**Task statement:**
Gather all lines from the material that contain the word "Output".

** Start of Record excerpts **

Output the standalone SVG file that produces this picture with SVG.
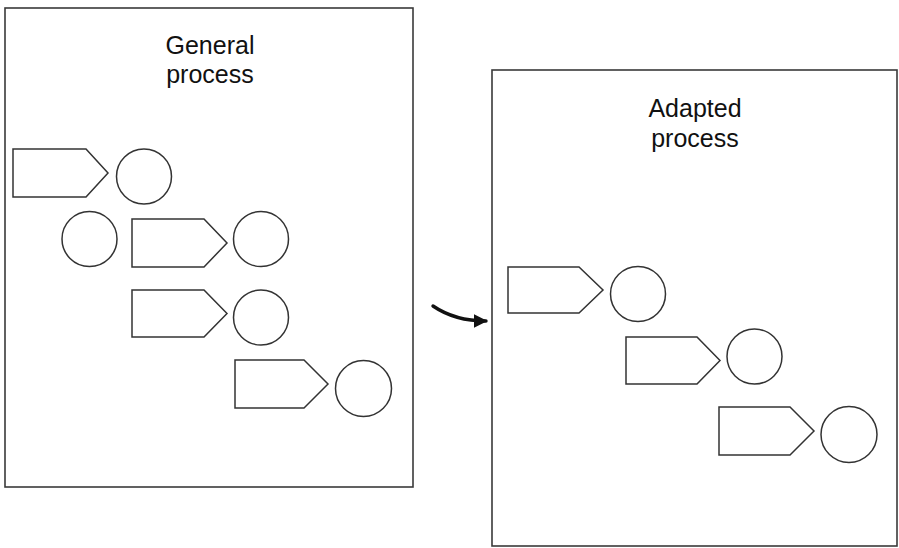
<svg xmlns="http://www.w3.org/2000/svg" width="899" height="548" viewBox="0 0 899 548">
  <style>
    .frame { fill: #fff; stroke: #3a3a3a; stroke-width: 1.6; }
    .step { fill: #fff; stroke: #333; stroke-width: 1.5; stroke-linejoin: miter; }
    .event { fill: #fff; stroke: #333; stroke-width: 1.5; }
    .title { font-family: "Liberation Sans", Arial, sans-serif; font-size: 25px; fill: #111; text-anchor: middle; }
    .conn { fill: none; stroke: #111; stroke-width: 3.4; stroke-linecap: round; }
  </style>
  <defs>
    <marker id="head" viewBox="0 0 10 10" refX="9" refY="5" markerWidth="4" markerHeight="4" orient="auto" markerUnits="strokeWidth">
      <path d="M0,0 L10,5 L0,10 z" fill="#111"/>
    </marker>
  </defs>
  <rect width="899" height="548" fill="#fff"/>

  <!-- General process -->
  <g id="general-process">
    <rect class="frame" x="5" y="8" width="408" height="479"/>
    <text class="title" x="210" y="54">General</text>
    <text class="title" x="210" y="83">process</text>
  </g>
  <g id="g-step1"><polygon class="step" points="13,149 86,149 108,173 86,197 13,197"/></g>
  <g id="g-event1"><circle class="event" cx="144" cy="176.5" r="27.5"/></g>
  <g id="g-event2"><circle class="event" cx="89.5" cy="239" r="27.5"/></g>
  <g id="g-step2"><polygon class="step" points="132,219 204,219 227,243 204,267 132,267"/></g>
  <g id="g-event3"><circle class="event" cx="261" cy="239" r="27.5"/></g>
  <g id="g-step3"><polygon class="step" points="132,290 204,290 227,313.5 204,337 132,337"/></g>
  <g id="g-event4"><circle class="event" cx="261" cy="317.5" r="27.5"/></g>
  <g id="g-step4"><polygon class="step" points="235,360 304,360 328,384 304,408 235,408"/></g>
  <g id="g-event5"><circle class="event" cx="363.5" cy="388.5" r="28"/></g>

  <!-- Adapted process -->
  <g id="adapted-process">
    <rect class="frame" x="492" y="70" width="405" height="476"/>
    <text class="title" x="695" y="117">Adapted</text>
    <text class="title" x="695" y="147">process</text>
  </g>
  <g id="a-step1"><polygon class="step" points="508,267 579,267 603,290 579,313 508,313"/></g>
  <g id="a-event1"><circle class="event" cx="638" cy="294" r="27.5"/></g>
  <g id="a-step2"><polygon class="step" points="626,337 697,337 720,360.5 697,384 626,384"/></g>
  <g id="a-event2"><circle class="event" cx="754.5" cy="356.5" r="27.5"/></g>
  <g id="a-step3"><polygon class="step" points="719,407 790,407 814,431 790,455 719,455"/></g>
  <g id="a-event3"><circle class="event" cx="849" cy="434.5" r="28"/></g>

  <!-- Connectors -->
  <g id="connectors">
    <path class="conn" d="M433,306 Q455,321 486,321" marker-end="url(#head)"/>
  </g>
</svg>
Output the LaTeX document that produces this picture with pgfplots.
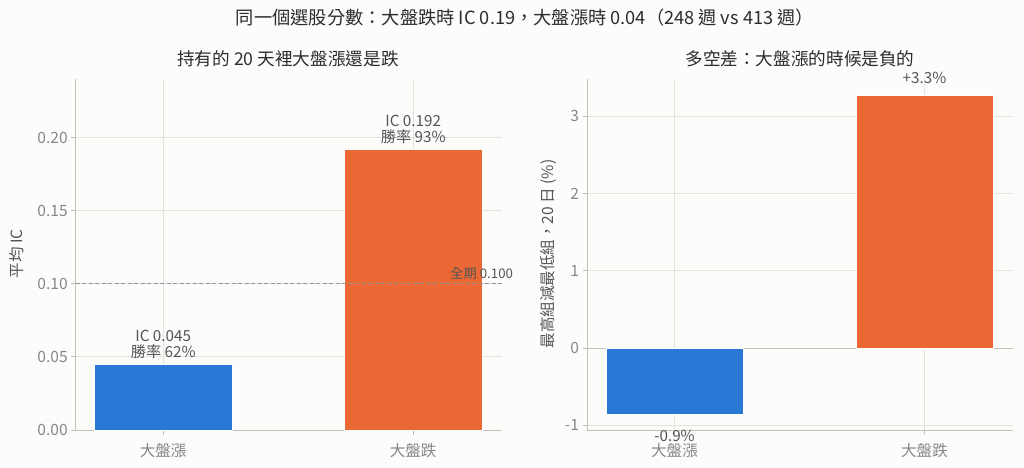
\documentclass[border=0pt]{standalone}
\usepackage{fontspec}
\setmainfont{Noto Sans CJK TC}
\usepackage{pgfplots}
\pgfplotsset{compat=1.18}

\definecolor{bg}{RGB}{252,252,250}
\definecolor{cblue}{RGB}{41,120,214}
\definecolor{corange}{RGB}{235,104,53}
\definecolor{gridc}{RGB}{226,226,223}
\definecolor{spine}{RGB}{192,192,186}
\definecolor{tickc}{RGB}{135,135,135}
\definecolor{txt}{RGB}{45,45,45}
\definecolor{annot}{RGB}{85,85,85}

\newcommand{\fs}[1]{\fontsize{#1}{#1}\selectfont}

\pgfplotsset{
  panel/.style={
    scale only axis, width=426bp, height=351bp,
    axis x line*=bottom, axis y line*=left,
    axis line style={spine, line width=0.9bp, -},
    grid=major, major grid style={gridc, line width=0.9bp},
    tick style={spine, line width=0.9bp}, major tick length=4.5bp,
    tick align=outside,
    xtick={0,1}, xticklabels={大盤漲,大盤跌},
    xmin=-0.350, xmax=1.354,
    ticklabel style={font=\fs{15.6}, text=tickc},
    xticklabel style={yshift=-5bp},
    /pgf/number format/assume math mode=true,
    clip=false,
  },
  bar/.style={ybar, bar width=0.55, bar shift=0pt, draw=white, line width=0.4bp, fill=#1},
}

\begin{document}
\begin{tikzpicture}
\fill[bg] (0bp,0bp) rectangle (1024bp,468bp);
\useasboundingbox (0bp,0bp) rectangle (1024bp,468bp);

% left panel: mean IC
\begin{axis}[panel, at={(75.7bp,38bp)}, anchor=south west,
  ymin=0, ymax=0.24,
  ytick={0,0.05,0.10,0.15,0.20},
  yticklabel style={/pgf/number format/.cd, fixed, fixed zerofill, precision=2},
]
\addplot[bar=cblue] coordinates {(0,0.045)};
\addplot[bar=corange] coordinates {(1,0.192)};
\addplot[gray!85, dashed, line width=1bp, dash pattern=on 4bp off 2.5bp] coordinates {(-0.350,0.100) (1.354,0.100)};
\node[anchor=base, text=annot, font=\fs{15.3}] at (axis cs:0,0.045) [yshift=6.5bp] {勝率 62\%};
\node[anchor=base, text=annot, font=\fs{15.3}] at (axis cs:0,0.045) [yshift=22.2bp] {IC 0.045};
\node[anchor=base, text=annot, font=\fs{15.3}] at (axis cs:1,0.192) [yshift=6.5bp] {勝率 93\%};
\node[anchor=base, text=annot, font=\fs{15.3}] at (axis cs:1,0.192) [yshift=22.2bp] {IC 0.192};
\node[anchor=base east, text=annot, font=\fs{13.3}, inner sep=0pt] at (axis cs:1.40,0.100) [yshift=5bp] {全期 0.100};
\end{axis}

% right panel: long-short spread
\begin{axis}[panel, at={(587bp,38bp)}, anchor=south west,
  ymin=-1.06, ymax=3.48,
  ytick={-1,0,1,2,3},
]
\addplot[spine, line width=1bp] coordinates {(-0.350,0) (1.354,0)};
\addplot[bar=cblue] coordinates {(0,-0.854)};
\addplot[bar=corange] coordinates {(1,3.273)};
\node[anchor=base, text=annot, font=\fs{15.3}] at (axis cs:1,3.273) [yshift=11bp] {+3.3\%};
\node[anchor=base, text=annot, font=\fs{15.3}] at (axis cs:0,-0.854) [yshift=-27bp] {-0.9\%};
\end{axis}

\node[text=txt, font=\fs{18.3}] at (525bp,450bp) {同一個選股分數：大盤跌時 IC 0.19，大盤漲時 0.04（248 週 vs 413 週）};
\node[text=txt, font=\fs{17.7}] at (288bp,409bp) {持有的 20 天裡大盤漲還是跌};
\node[text=txt, font=\fs{17.7}] at (800bp,409bp) {多空差：大盤漲的時候是負的};
\node[text=annot, font=\fs{15.6}, rotate=90] at (17bp,214bp) {平均 IC};
\node[text=annot, font=\fs{15.6}, rotate=90] at (548bp,214bp) {最高組減最低組，20 日 (\%)};
\end{tikzpicture}
\end{document}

** End of Record excerpts **

**The result:**
Output the standalone SVG file that produces this picture with SVG.
Output the LaTeX document that produces this picture with pgfplots.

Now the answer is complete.